> **Your task**
Print all of the lines exactly. Any picture among them stays out.

> **Given material**

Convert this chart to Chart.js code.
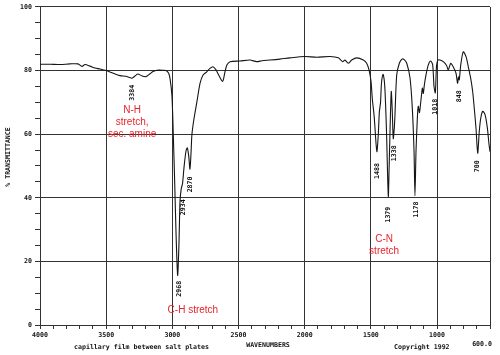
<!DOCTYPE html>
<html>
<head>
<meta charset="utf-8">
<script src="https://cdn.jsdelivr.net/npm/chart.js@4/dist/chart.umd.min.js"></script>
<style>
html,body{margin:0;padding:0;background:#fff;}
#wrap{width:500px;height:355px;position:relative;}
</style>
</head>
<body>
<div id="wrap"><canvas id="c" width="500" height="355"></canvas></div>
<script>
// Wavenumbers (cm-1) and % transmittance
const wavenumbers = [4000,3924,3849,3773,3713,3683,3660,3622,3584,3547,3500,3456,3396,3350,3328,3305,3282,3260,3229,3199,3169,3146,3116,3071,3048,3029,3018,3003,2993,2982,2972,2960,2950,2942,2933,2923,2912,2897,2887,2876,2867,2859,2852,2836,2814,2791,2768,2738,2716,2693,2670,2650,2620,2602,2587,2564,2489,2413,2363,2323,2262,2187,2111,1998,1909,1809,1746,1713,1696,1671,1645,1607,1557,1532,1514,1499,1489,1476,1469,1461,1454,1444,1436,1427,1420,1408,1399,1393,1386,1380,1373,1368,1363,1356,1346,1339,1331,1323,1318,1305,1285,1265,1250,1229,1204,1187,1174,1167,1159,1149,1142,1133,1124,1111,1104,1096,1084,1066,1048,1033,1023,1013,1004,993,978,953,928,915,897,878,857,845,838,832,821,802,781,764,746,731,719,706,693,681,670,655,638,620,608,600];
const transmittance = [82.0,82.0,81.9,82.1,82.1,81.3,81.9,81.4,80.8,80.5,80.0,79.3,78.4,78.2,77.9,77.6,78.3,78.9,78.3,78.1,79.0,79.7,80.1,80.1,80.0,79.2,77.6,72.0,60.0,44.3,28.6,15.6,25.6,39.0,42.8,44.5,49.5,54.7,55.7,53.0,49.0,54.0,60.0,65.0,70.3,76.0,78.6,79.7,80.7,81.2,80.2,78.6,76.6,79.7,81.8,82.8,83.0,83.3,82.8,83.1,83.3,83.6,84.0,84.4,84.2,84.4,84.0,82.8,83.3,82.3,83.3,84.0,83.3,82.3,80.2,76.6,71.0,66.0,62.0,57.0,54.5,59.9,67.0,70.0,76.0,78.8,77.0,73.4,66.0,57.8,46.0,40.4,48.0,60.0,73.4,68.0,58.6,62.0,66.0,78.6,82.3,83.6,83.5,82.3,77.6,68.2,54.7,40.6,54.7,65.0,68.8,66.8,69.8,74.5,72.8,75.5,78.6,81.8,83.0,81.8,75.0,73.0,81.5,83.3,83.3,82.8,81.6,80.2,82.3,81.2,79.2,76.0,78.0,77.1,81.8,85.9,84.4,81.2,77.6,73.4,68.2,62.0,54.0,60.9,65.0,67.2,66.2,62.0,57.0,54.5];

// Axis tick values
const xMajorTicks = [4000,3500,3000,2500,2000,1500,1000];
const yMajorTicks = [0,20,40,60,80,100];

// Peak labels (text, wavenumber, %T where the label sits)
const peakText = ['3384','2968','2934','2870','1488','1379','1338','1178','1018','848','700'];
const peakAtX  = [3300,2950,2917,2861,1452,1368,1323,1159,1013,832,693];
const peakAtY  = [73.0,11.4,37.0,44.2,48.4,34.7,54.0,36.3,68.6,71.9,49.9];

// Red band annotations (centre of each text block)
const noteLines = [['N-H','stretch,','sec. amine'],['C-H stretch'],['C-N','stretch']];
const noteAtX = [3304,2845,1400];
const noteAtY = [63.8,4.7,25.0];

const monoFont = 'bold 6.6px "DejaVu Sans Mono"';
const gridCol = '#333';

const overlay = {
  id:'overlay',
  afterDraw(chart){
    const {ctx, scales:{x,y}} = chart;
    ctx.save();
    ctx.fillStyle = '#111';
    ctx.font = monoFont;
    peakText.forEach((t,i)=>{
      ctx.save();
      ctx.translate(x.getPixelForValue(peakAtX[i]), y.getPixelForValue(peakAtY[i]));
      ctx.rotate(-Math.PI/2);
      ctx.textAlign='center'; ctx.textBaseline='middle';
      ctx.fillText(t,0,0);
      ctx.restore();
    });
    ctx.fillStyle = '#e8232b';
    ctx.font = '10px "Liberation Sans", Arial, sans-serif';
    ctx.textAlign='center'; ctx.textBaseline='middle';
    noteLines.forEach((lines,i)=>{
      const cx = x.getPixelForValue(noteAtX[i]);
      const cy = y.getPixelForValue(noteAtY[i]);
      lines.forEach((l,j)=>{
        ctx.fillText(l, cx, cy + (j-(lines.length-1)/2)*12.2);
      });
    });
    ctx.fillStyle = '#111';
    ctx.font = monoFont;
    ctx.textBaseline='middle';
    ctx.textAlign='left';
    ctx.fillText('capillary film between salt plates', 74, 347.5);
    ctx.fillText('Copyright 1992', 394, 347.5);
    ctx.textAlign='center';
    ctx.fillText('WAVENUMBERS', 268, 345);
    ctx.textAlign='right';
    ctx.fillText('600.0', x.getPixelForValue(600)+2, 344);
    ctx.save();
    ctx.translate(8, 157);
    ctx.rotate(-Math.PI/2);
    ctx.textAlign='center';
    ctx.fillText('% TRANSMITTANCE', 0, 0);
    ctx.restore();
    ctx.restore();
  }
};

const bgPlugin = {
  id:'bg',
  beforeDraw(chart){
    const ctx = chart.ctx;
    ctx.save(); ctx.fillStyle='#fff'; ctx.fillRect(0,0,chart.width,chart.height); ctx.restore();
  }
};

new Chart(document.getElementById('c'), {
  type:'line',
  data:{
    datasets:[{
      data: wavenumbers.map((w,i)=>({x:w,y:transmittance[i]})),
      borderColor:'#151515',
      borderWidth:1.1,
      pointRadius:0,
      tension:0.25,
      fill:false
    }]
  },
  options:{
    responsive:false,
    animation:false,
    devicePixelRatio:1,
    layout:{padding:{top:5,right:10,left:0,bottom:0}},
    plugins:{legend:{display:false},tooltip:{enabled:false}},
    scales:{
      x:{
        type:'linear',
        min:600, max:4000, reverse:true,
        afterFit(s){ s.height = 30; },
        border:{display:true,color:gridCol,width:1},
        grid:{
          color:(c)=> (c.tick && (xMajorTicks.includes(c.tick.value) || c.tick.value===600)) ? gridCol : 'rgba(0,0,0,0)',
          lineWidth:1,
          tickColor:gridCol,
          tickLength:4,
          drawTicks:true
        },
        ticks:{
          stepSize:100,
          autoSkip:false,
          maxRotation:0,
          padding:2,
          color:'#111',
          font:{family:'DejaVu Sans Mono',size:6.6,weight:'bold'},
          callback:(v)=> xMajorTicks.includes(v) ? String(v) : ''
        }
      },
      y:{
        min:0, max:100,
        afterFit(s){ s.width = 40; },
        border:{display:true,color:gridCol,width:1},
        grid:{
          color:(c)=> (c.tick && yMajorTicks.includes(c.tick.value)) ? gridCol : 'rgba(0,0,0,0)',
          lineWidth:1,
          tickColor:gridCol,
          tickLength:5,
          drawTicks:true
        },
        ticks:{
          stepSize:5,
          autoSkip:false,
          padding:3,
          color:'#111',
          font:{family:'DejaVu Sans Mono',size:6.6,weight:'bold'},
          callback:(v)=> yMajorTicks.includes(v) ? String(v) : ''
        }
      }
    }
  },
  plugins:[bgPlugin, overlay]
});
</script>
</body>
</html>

> **Answer in full**
Convert this chart to Chart.js code.
<!DOCTYPE html>
<html>
<head>
<meta charset="utf-8">
<script src="https://cdn.jsdelivr.net/npm/chart.js@4/dist/chart.umd.min.js"></script>
<style>
html,body{margin:0;padding:0;background:#fff;}
#wrap{width:500px;height:355px;position:relative;}
</style>
</head>
<body>
<div id="wrap"><canvas id="c" width="500" height="355"></canvas></div>
<script>
// Wavenumbers (cm-1) and % transmittance
const wavenumbers = [4000,3924,3849,3773,3713,3683,3660,3622,3584,3547,3500,3456,3396,3350,3328,3305,3282,3260,3229,3199,3169,3146,3116,3071,3048,3029,3018,3003,2993,2982,2972,2960,2950,2942,2933,2923,2912,2897,2887,2876,2867,2859,2852,2836,2814,2791,2768,2738,2716,2693,2670,2650,2620,2602,2587,2564,2489,2413,2363,2323,2262,2187,2111,1998,1909,1809,1746,1713,1696,1671,1645,1607,1557,1532,1514,1499,1489,1476,1469,1461,1454,1444,1436,1427,1420,1408,1399,1393,1386,1380,1373,1368,1363,1356,1346,1339,1331,1323,1318,1305,1285,1265,1250,1229,1204,1187,1174,1167,1159,1149,1142,1133,1124,1111,1104,1096,1084,1066,1048,1033,1023,1013,1004,993,978,953,928,915,897,878,857,845,838,832,821,802,781,764,746,731,719,706,693,681,670,655,638,620,608,600];
const transmittance = [82.0,82.0,81.9,82.1,82.1,81.3,81.9,81.4,80.8,80.5,80.0,79.3,78.4,78.2,77.9,77.6,78.3,78.9,78.3,78.1,79.0,79.7,80.1,80.1,80.0,79.2,77.6,72.0,60.0,44.3,28.6,15.6,25.6,39.0,42.8,44.5,49.5,54.7,55.7,53.0,49.0,54.0,60.0,65.0,70.3,76.0,78.6,79.7,80.7,81.2,80.2,78.6,76.6,79.7,81.8,82.8,83.0,83.3,82.8,83.1,83.3,83.6,84.0,84.4,84.2,84.4,84.0,82.8,83.3,82.3,83.3,84.0,83.3,82.3,80.2,76.6,71.0,66.0,62.0,57.0,54.5,59.9,67.0,70.0,76.0,78.8,77.0,73.4,66.0,57.8,46.0,40.4,48.0,60.0,73.4,68.0,58.6,62.0,66.0,78.6,82.3,83.6,83.5,82.3,77.6,68.2,54.7,40.6,54.7,65.0,68.8,66.8,69.8,74.5,72.8,75.5,78.6,81.8,83.0,81.8,75.0,73.0,81.5,83.3,83.3,82.8,81.6,80.2,82.3,81.2,79.2,76.0,78.0,77.1,81.8,85.9,84.4,81.2,77.6,73.4,68.2,62.0,54.0,60.9,65.0,67.2,66.2,62.0,57.0,54.5];

// Axis tick values
const xMajorTicks = [4000,3500,3000,2500,2000,1500,1000];
const yMajorTicks = [0,20,40,60,80,100];

// Peak labels (text, wavenumber, %T where the label sits)
const peakText = ['3384','2968','2934','2870','1488','1379','1338','1178','1018','848','700'];
const peakAtX  = [3300,2950,2917,2861,1452,1368,1323,1159,1013,832,693];
const peakAtY  = [73.0,11.4,37.0,44.2,48.4,34.7,54.0,36.3,68.6,71.9,49.9];

// Red band annotations (centre of each text block)
const noteLines = [['N-H','stretch,','sec. amine'],['C-H stretch'],['C-N','stretch']];
const noteAtX = [3304,2845,1400];
const noteAtY = [63.8,4.7,25.0];

const monoFont = 'bold 6.6px "DejaVu Sans Mono"';
const gridCol = '#333';

const overlay = {
  id:'overlay',
  afterDraw(chart){
    const {ctx, scales:{x,y}} = chart;
    ctx.save();
    ctx.fillStyle = '#111';
    ctx.font = monoFont;
    peakText.forEach((t,i)=>{
      ctx.save();
      ctx.translate(x.getPixelForValue(peakAtX[i]), y.getPixelForValue(peakAtY[i]));
      ctx.rotate(-Math.PI/2);
      ctx.textAlign='center'; ctx.textBaseline='middle';
      ctx.fillText(t,0,0);
      ctx.restore();
    });
    ctx.fillStyle = '#e8232b';
    ctx.font = '10px "Liberation Sans", Arial, sans-serif';
    ctx.textAlign='center'; ctx.textBaseline='middle';
    noteLines.forEach((lines,i)=>{
      const cx = x.getPixelForValue(noteAtX[i]);
      const cy = y.getPixelForValue(noteAtY[i]);
      lines.forEach((l,j)=>{
        ctx.fillText(l, cx, cy + (j-(lines.length-1)/2)*12.2);
      });
    });
    ctx.fillStyle = '#111';
    ctx.font = monoFont;
    ctx.textBaseline='middle';
    ctx.textAlign='left';
    ctx.fillText('capillary film between salt plates', 74, 347.5);
    ctx.fillText('Copyright 1992', 394, 347.5);
    ctx.textAlign='center';
    ctx.fillText('WAVENUMBERS', 268, 345);
    ctx.textAlign='right';
    ctx.fillText('600.0', x.getPixelForValue(600)+2, 344);
    ctx.save();
    ctx.translate(8, 157);
    ctx.rotate(-Math.PI/2);
    ctx.textAlign='center';
    ctx.fillText('% TRANSMITTANCE', 0, 0);
    ctx.restore();
    ctx.restore();
  }
};

const bgPlugin = {
  id:'bg',
  beforeDraw(chart){
    const ctx = chart.ctx;
    ctx.save(); ctx.fillStyle='#fff'; ctx.fillRect(0,0,chart.width,chart.height); ctx.restore();
  }
};

new Chart(document.getElementById('c'), {
  type:'line',
  data:{
    datasets:[{
      data: wavenumbers.map((w,i)=>({x:w,y:transmittance[i]})),
      borderColor:'#151515',
      borderWidth:1.1,
      pointRadius:0,
      tension:0.25,
      fill:false
    }]
  },
  options:{
    responsive:false,
    animation:false,
    devicePixelRatio:1,
    layout:{padding:{top:5,right:10,left:0,bottom:0}},
    plugins:{legend:{display:false},tooltip:{enabled:false}},
    scales:{
      x:{
        type:'linear',
        min:600, max:4000, reverse:true,
        afterFit(s){ s.height = 30; },
        border:{display:true,color:gridCol,width:1},
        grid:{
          color:(c)=> (c.tick && (xMajorTicks.includes(c.tick.value) || c.tick.value===600)) ? gridCol : 'rgba(0,0,0,0)',
          lineWidth:1,
          tickColor:gridCol,
          tickLength:4,
          drawTicks:true
        },
        ticks:{
          stepSize:100,
          autoSkip:false,
          maxRotation:0,
          padding:2,
          color:'#111',
          font:{family:'DejaVu Sans Mono',size:6.6,weight:'bold'},
          callback:(v)=> xMajorTicks.includes(v) ? String(v) : ''
        }
      },
      y:{
        min:0, max:100,
        afterFit(s){ s.width = 40; },
        border:{display:true,color:gridCol,width:1},
        grid:{
          color:(c)=> (c.tick && yMajorTicks.includes(c.tick.value)) ? gridCol : 'rgba(0,0,0,0)',
          lineWidth:1,
          tickColor:gridCol,
          tickLength:5,
          drawTicks:true
        },
        ticks:{
          stepSize:5,
          autoSkip:false,
          padding:3,
          color:'#111',
          font:{family:'DejaVu Sans Mono',size:6.6,weight:'bold'},
          callback:(v)=> yMajorTicks.includes(v) ? String(v) : ''
        }
      }
    }
  },
  plugins:[bgPlugin, overlay]
});
</script>
</body>
</html>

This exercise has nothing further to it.